> _Written instruction_: Copy every line in which the string "seaborn" occurs.

> _Recorded data_:
------------
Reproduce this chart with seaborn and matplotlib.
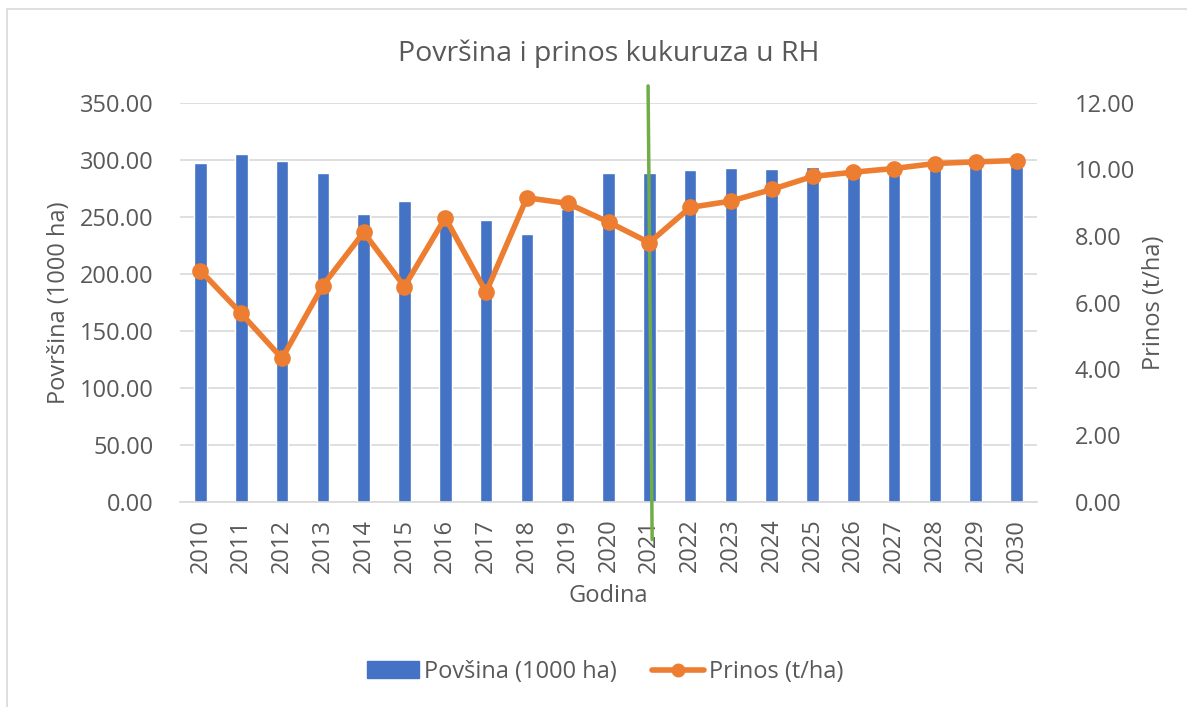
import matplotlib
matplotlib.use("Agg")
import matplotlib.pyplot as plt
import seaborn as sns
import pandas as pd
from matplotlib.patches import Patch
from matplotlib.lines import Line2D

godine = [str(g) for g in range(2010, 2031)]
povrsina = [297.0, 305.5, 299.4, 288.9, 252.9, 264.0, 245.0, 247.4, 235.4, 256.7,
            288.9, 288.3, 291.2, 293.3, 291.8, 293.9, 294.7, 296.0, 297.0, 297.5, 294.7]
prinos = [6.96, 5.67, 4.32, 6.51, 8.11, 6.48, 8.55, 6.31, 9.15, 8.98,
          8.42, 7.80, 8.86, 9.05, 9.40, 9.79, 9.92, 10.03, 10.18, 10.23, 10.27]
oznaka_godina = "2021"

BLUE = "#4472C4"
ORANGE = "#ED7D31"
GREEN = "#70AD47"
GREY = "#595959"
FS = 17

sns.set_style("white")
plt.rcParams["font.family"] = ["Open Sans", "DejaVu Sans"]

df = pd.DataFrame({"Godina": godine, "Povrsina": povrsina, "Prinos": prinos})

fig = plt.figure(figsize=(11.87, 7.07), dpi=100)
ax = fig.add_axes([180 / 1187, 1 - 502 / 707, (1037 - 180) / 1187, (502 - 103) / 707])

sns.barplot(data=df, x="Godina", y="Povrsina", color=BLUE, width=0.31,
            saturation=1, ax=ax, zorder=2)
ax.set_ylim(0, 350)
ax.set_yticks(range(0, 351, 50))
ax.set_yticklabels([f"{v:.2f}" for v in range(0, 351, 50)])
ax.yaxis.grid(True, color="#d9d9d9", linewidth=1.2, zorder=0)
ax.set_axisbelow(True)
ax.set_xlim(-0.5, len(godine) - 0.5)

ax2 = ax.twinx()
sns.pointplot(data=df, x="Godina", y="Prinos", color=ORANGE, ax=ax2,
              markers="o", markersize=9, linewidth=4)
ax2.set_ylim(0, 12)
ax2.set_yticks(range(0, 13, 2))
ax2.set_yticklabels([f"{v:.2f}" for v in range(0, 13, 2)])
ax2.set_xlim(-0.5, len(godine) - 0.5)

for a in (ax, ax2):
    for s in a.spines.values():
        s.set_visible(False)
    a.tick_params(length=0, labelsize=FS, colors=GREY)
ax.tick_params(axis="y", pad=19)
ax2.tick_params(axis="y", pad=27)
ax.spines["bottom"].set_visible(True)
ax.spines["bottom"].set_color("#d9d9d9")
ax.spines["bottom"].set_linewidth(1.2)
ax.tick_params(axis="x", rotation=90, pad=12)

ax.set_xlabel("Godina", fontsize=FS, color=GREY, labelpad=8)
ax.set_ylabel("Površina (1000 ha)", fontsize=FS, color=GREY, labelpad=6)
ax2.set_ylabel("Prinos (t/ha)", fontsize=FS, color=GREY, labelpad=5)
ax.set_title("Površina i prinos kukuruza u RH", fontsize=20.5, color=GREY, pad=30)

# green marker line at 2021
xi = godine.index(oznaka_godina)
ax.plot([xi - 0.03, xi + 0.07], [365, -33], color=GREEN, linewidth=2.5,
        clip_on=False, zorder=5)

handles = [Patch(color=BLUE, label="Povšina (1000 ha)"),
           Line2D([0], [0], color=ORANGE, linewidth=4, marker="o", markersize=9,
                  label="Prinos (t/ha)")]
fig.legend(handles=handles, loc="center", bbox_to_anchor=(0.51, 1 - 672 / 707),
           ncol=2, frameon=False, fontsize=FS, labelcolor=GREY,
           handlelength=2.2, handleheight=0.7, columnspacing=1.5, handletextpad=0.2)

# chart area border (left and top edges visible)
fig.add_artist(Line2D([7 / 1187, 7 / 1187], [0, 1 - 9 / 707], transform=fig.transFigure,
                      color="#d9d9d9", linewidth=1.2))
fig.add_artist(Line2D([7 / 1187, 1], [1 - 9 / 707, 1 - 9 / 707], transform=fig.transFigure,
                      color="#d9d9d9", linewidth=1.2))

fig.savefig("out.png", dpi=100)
------------
> _Answer to the problem_:
Reproduce this chart with seaborn and matplotlib.
import seaborn as sns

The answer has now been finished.